The beloved West Side Story now playing at the Denver Center for Performing Arts is a new, bold version of its original self that debuted on Broadway in 1957.
In the original production, the New York street gangs—the Jets and Sharks—were dumbed down and romanticized. Their members were cute and cool, not rough, mean and destructive. This play tells the story with a stark contemporary truth, radically different from the 50s show. It’s relevant and hip.
“I felt the gangs in the original production were sweet little things,” said Arthur Laurents, who created the characters for the 1957 musical and directed the 2009 Broadway revival on which the Denver production is based. “And the truth is, they’re all killers—every one of them. I wanted to do a much tougher West Side Story,” he said.
Not only is it tougher, it’s more authentic. In this show, the cast often speaks and sings in Spanish, making the Puerto Rican characters more genuine and bringing attention to the diversity of New York City.
Tension runs thick in this story that follows the Romeo-and-Juliet theme. Tension between the gangs. Tension between gang members. And sexual tension between Maria, the sweet sister of Bernardo, leader of the Puerto Rican Sharks, and Tony, a former member of the white, working class Jets. Their love is doomed from the beginning.

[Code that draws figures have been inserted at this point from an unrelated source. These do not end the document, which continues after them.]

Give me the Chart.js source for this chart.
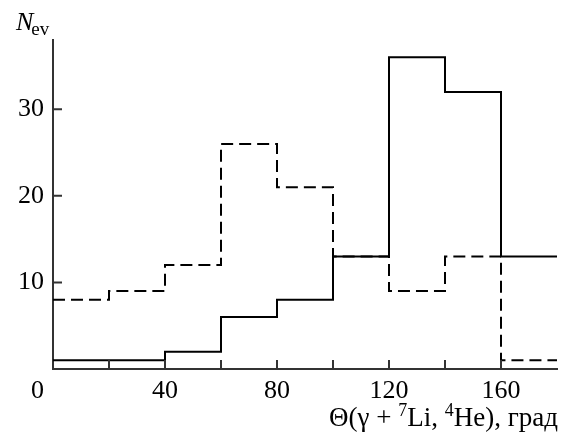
<!DOCTYPE html>
<html>
<head>
<meta charset="utf-8">
<script src="https://cdn.jsdelivr.net/npm/chart.js@4.4.1/dist/chart.umd.min.js"></script>
<style>
    html, body { margin: 0; padding: 0; background: #fff; }
    canvas { display: block; }
</style>
</head>
<body>
<canvas id="hist" width="569" height="434"></canvas>
<script>
// bin edges in degrees, counts per bin
const binEdges = [0, 20, 40, 60, 80, 100, 120, 140, 160, 180];
const solidCounts = [1, 1, 2, 6, 8, 13, 36, 32, 13];
const dashedCounts = [8, 9, 12, 26, 21, 13, 9, 13, 1];
const xTickLabels = [40, 80, 120, 160];
const yTickLabels = [10, 20, 30];

const serif = "'Liberation Serif', 'DejaVu Serif', serif";
const axisColor = "#333";

// step line points: one point on each left edge, last value repeated at the right edge
function stepPoints(counts) {
    const pts = counts.map((v, i) => ({ x: binEdges[i], y: v }));
    pts.push({ x: binEdges[binEdges.length - 1], y: counts[counts.length - 1] });
    return pts;
}

const innerTicks = {
    id: "innerTicks",
    afterDraw: (chart) => {
        const ctx = chart.ctx;
        const xs = chart.scales.x;
        const ys = chart.scales.y;
        const area = chart.chartArea;
        ctx.save();
        ctx.strokeStyle = axisColor;
        ctx.lineWidth = 2;
        ctx.beginPath();
        xs.ticks.forEach((t) => {
            if (t.value <= xs.min || t.value >= xs.max) return;
            const px = xs.getPixelForValue(t.value);
            ctx.moveTo(px, area.bottom);
            ctx.lineTo(px, area.bottom - 9);
        });
        yTickLabels.forEach((v) => {
            const py = ys.getPixelForValue(v);
            ctx.moveTo(area.left, py);
            ctx.lineTo(area.left + 9, py);
        });
        ctx.stroke();

        // origin label, set below the corner
        ctx.fillStyle = "#000";
        ctx.font = "26px " + serif;
        ctx.textAlign = "right";
        ctx.textBaseline = "alphabetic";
        ctx.fillText("0", area.left - 9, area.bottom + 29);

        // y title N_ev
        ctx.textAlign = "left";
        ctx.font = "italic 26px " + serif;
        ctx.fillText("N", 16, 30);
        const nW = ctx.measureText("N").width;
        ctx.font = "19px " + serif;
        ctx.fillText("ev", 14 + nW, 35);

        // x title with superscripts
        const parts = [
            ["Θ(γ + ", false],
            ["7", true],
            ["Li, ", false],
            ["4", true],
            ["He), град", false],
        ];
        const big = "27px " + serif;
        const small = "18px " + serif;
        let total = 0;
        parts.forEach(([s, sup]) => {
            ctx.font = sup ? small : big;
            total += ctx.measureText(s).width;
        });
        let x = area.right + 1 - total;
        const base = 426;
        parts.forEach(([s, sup]) => {
            ctx.font = sup ? small : big;
            ctx.fillText(s, x, sup ? base - 10 : base);
            x += ctx.measureText(s).width;
        });
        ctx.restore();
    },
};

new Chart(document.getElementById("hist"), {
    type: "line",
    data: {
        datasets: [
            {
                data: stepPoints(solidCounts),
                borderColor: "#000",
                borderWidth: 2,
                stepped: "before",
                pointRadius: 0,
                fill: false,
                clip: 4,
            },
            {
                data: stepPoints(dashedCounts),
                borderColor: "#000",
                borderWidth: 2,
                borderDash: [12, 6],
                stepped: "before",
                pointRadius: 0,
                fill: false,
                clip: 4,
            },
        ],
    },
    options: {
        responsive: false,
        animation: false,
        layout: {
            padding: { top: 40, right: 12, left: 0, bottom: 0 },
        },
        plugins: {
            legend: { display: false },
            tooltip: { enabled: false },
        },
        scales: {
            x: {
                type: "linear",
                min: 0,
                max: 180,
                grid: { display: false, drawTicks: false },
                border: { display: true, color: axisColor, width: 2 },
                afterFit: (scale) => {
                    scale.height = 65;
                },
                ticks: {
                    stepSize: 20,
                    autoSkip: false,
                    maxRotation: 0,
                    padding: 7,
                    color: "#000",
                    font: { family: serif, size: 26 },
                    callback: (value) =>
                        xTickLabels.includes(value) ? String(value) : "",
                },
            },
            y: {
                min: 0,
                max: 38,
                grid: { display: false, drawTicks: false },
                border: { display: true, color: axisColor, width: 2 },
                afterFit: (scale) => {
                    scale.width = 53;
                },
                ticks: {
                    stepSize: 10,
                    padding: 9,
                    color: "#000",
                    font: { family: serif, size: 26 },
                    callback: (value) =>
                        yTickLabels.includes(value) ? String(value) : "",
                },
            },
        },
    },
    plugins: [innerTicks],
});
</script>
</body>
</html>
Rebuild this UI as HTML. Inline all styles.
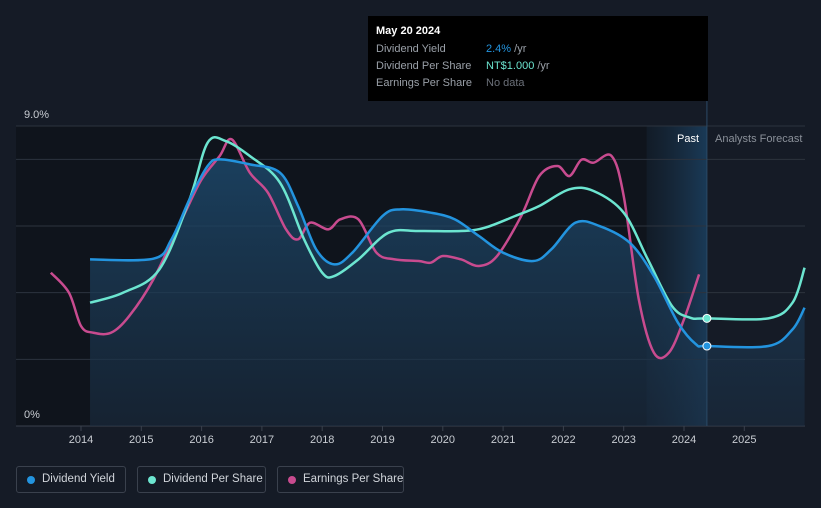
<!DOCTYPE html>
<html><head><meta charset="utf-8"><style>
html,body{margin:0;background:#151b26;font-family:"Liberation Sans",sans-serif;width:821px;height:508px;overflow:hidden;position:relative}
svg{position:absolute;left:0;top:0}
.tip{position:absolute;left:368px;top:16px;width:340px;height:85px;background:#000;color:#fff;font-size:11px}
.tip div{position:absolute;left:8px;white-space:nowrap}
.leg{position:absolute;top:466px;height:27px;border:1px solid #3a414d;border-radius:3px;color:#d0d4da;font-size:11.5px;line-height:25px;box-sizing:border-box;padding-left:25px;white-space:nowrap;overflow:hidden}
.leg i{position:absolute;left:10px;top:9px;width:8px;height:8px;border-radius:50%}
</style></head><body>
<svg id="chart" width="821" height="508"></svg>
<div class="tip">
<div style="top:9px;font-weight:bold">May 20 2024</div>
<div style="top:27px;color:#9aa0a8">Dividend Yield</div>
<div style="top:27px;left:118px;color:#2394df">2.4%<span style="color:#9aa0a8"> /yr</span></div>
<div style="top:44px;color:#9aa0a8">Dividend Per Share</div>
<div style="top:44px;left:118px;color:#6ce5d0">NT$1.000<span style="color:#9aa0a8"> /yr</span></div>
<div style="top:61px;color:#9aa0a8">Earnings Per Share</div>
<div style="top:61px;left:118px;color:#6b7079">No data</div>
</div>
<div class="leg" style="left:16px;width:110px"><i style="background:#2394df"></i>Dividend Yield</div>
<div class="leg" style="left:137px;width:129px"><i style="background:#6ce5d0"></i>Dividend Per Share</div>
<div class="leg" style="left:277px;width:127px"><i style="background:#c84b8f"></i>Earnings Per Share</div>
<script>
const yieldX=[2014.15,2015.2,2015.5,2015.8,2016.1,2016.3,2016.8,2017.3,2017.6,2017.9,2018.2,2018.5,2019.0,2019.3,2019.8,2020.2,2020.6,2021.0,2021.5,2021.8,2022.2,2022.6,2023.1,2023.5,2023.9,2024.2,2024.38,2025.4,2025.8,2026];
const yieldY=[5.0,5.02,5.6,6.8,7.8,8.0,7.85,7.6,6.6,5.3,4.85,5.2,6.3,6.5,6.4,6.2,5.7,5.2,4.95,5.3,6.1,6.0,5.5,4.5,3.1,2.45,2.4,2.4,2.9,3.55];
const dpsX=[2014.15,2014.7,2015.3,2015.8,2016.1,2016.4,2016.8,2017.3,2017.7,2018.0,2018.2,2018.6,2019.1,2019.6,2020.3,2020.7,2021.2,2021.6,2022.1,2022.5,2023.0,2023.4,2023.8,2024.1,2024.38,2025.4,2025.8,2026];
const dpsY=[3.7,4.0,4.7,6.8,8.5,8.55,8.1,7.3,5.6,4.6,4.5,5.0,5.8,5.85,5.85,5.95,6.3,6.6,7.1,7.05,6.4,5.0,3.6,3.25,3.23,3.23,3.7,4.75];
const epsX=[2013.5,2013.8,2014.0,2014.2,2014.5,2014.8,2015.2,2015.7,2016.0,2016.3,2016.5,2016.8,2017.1,2017.4,2017.6,2017.8,2018.1,2018.3,2018.6,2018.9,2019.2,2019.6,2019.8,2020.0,2020.3,2020.6,2020.9,2021.3,2021.6,2021.9,2022.1,2022.3,2022.5,2022.8,2023.0,2023.25,2023.5,2023.75,2024.0,2024.25];
const epsY=[4.6,4.0,3.0,2.8,2.8,3.3,4.4,6.3,7.4,8.1,8.6,7.6,7.0,5.9,5.6,6.1,5.9,6.2,6.2,5.2,5.0,4.95,4.9,5.1,5.0,4.8,5.1,6.3,7.5,7.8,7.5,7.99,7.9,8.1,6.9,3.8,2.2,2.2,3.2,4.55];
const yearTicks=[2014,2015,2016,2017,2018,2019,2020,2021,2022,2023,2024,2025];
const gridVals=[2,4,6,8,9];
const X=y=>81+(y-2014)*60.3, Y=v=>426-v*33.33;
const NS="http://www.w3.org/2000/svg",svg=document.getElementById('chart');
function el(t,a,p){const e=document.createElementNS(NS,t);for(const k in a)e.setAttribute(k,a[k]);(p||svg).appendChild(e);return e;}
function path(xs,ys){const p=xs.map((x,i)=>[X(x),Y(ys[i])]);let d=`M${p[0][0]},${p[0][1]}`;
for(let i=0;i<p.length-1;i++){const p0=p[i-1]||p[i],p1=p[i],p2=p[i+1],p3=p[i+2]||p2;
d+=`C${p1[0]+(p2[0]-p0[0])/6},${p1[1]+(p2[1]-p0[1])/6} ${p2[0]-(p3[0]-p1[0])/6},${p2[1]-(p3[1]-p1[1])/6} ${p2[0]},${p2[1]}`;}return d;}
const defs=el('defs',{});
defs.innerHTML='<linearGradient id="fg" x1="0" y1="0" x2="0" y2="1"><stop offset="0" stop-color="#1d4a6e" stop-opacity="0.8"/><stop offset="1" stop-color="#1a2c40" stop-opacity="0.6"/></linearGradient><linearGradient id="bg" x1="0" x2="1"><stop offset="0" stop-color="#1e3a55" stop-opacity="0.2"/><stop offset="1" stop-color="#1e4a70" stop-opacity="0.7"/></linearGradient>';
const past=el('rect',{x:16,y:126,width:X(2024.38)-16,height:300,fill:'#0f141c'});

el('rect',{x:X(2023.38),y:126,width:X(2024.38)-X(2023.38),height:300,fill:'url(#bg)'});
gridVals.forEach(v=>{const l=el('line',{x1:16,x2:805,y1:Y(v),y2:Y(v),stroke:'#2c333e','stroke-width':1});
});
el('line',{x1:16,x2:805,y1:426,y2:426,stroke:'#3a414d'});
const t9=el('text',{x:24,y:118,fill:'#c8ccd2','font-size':11});t9.textContent='9.0%';

const t0=el('text',{x:24,y:418,fill:'#c8ccd2','font-size':11});t0.textContent='0%';

yearTicks.forEach(y=>{el('line',{x1:X(y),x2:X(y),y1:426,y2:431,stroke:'#3a414d'});
const t=el('text',{x:X(y),y:443,fill:'#c8ccd2','font-size':11,'text-anchor':'middle'});t.textContent=y;
});
const pt=el('text',{x:699,y:142,fill:'#fff','font-size':11,'text-anchor':'end'});pt.textContent='Past';

const ft=el('text',{x:715,y:142,fill:'#8a9099','font-size':11});ft.textContent='Analysts Forecast';

const yd=path(yieldX,yieldY);
const area=el('path',{d:yd+`L${X(yieldX[yieldX.length-1])},426L${X(yieldX[0])},426Z`,fill:'url(#fg)'});

el('line',{x1:X(2024.38),x2:X(2024.38),y1:101,y2:426,stroke:'#2b4a66'});
[[epsX,epsY,'#c84b8f','eps-line'],[dpsX,dpsY,'#6ce5d0','dps-line'],[yieldX,yieldY,'#2394df','yield-line']].forEach(s=>{
const p=el('path',{d:path(s[0],s[1]),fill:'none',stroke:s[2],'stroke-width':2.5});
});
const c1=el('circle',{cx:X(2024.38),cy:Y(3.23),r:4,fill:'#6ce5d0',stroke:'#fff','stroke-width':1});

const c2=el('circle',{cx:X(2024.38),cy:Y(2.4),r:4,fill:'#2394df',stroke:'#fff','stroke-width':1});

</script>
</body></html>
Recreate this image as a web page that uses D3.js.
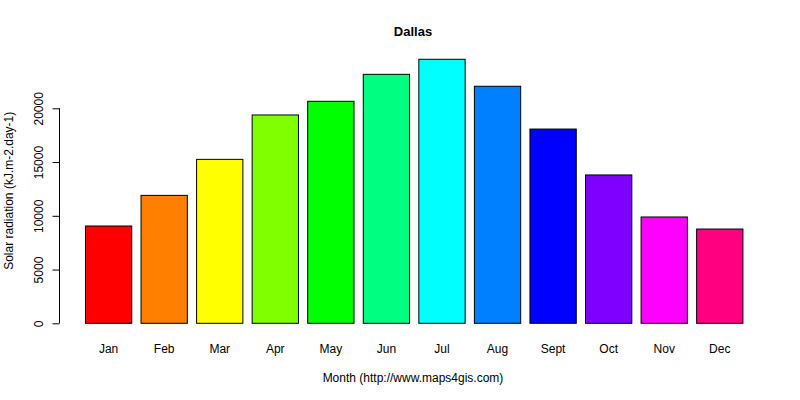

When Tony kills Bernardo in a rumble, the couple plans to run away. An attempted rape by the Jets of Anita, Bernardo’s girlfriend, enrages her to tell them falsely that Maria has been killed. Tony seeks out her “killer” Chino, who shoots him. After cradling Tony’s dead body in her arms, Maria takes the gun and says, “I can kill now because I hate now.”
Does hating justify the senseless gang murders in our society?
Despite the dark theme and sad ending, the musical is filled with brilliant songs from Leonard Bernstein and Stephen Sondheim that we’ve grown up singing. The enchanting “Maria” (“. . .say it loud and there’s music playing; say it soft and it’s almost like praying”) is beautifully sung by Ross Lekites who plays Tony. Evy Ortiz sings Maria with an opera-quality voice; her duet with Tony in “Tonight” brings chills. Other hits include: “One Hand, One Heart,” “Somewhere There’s a Place for Us,” and “I Feel Pretty” (also sung in Spanish, “Me Siento Hermosa”). The dance sequence to “Somewhere” is a highlight.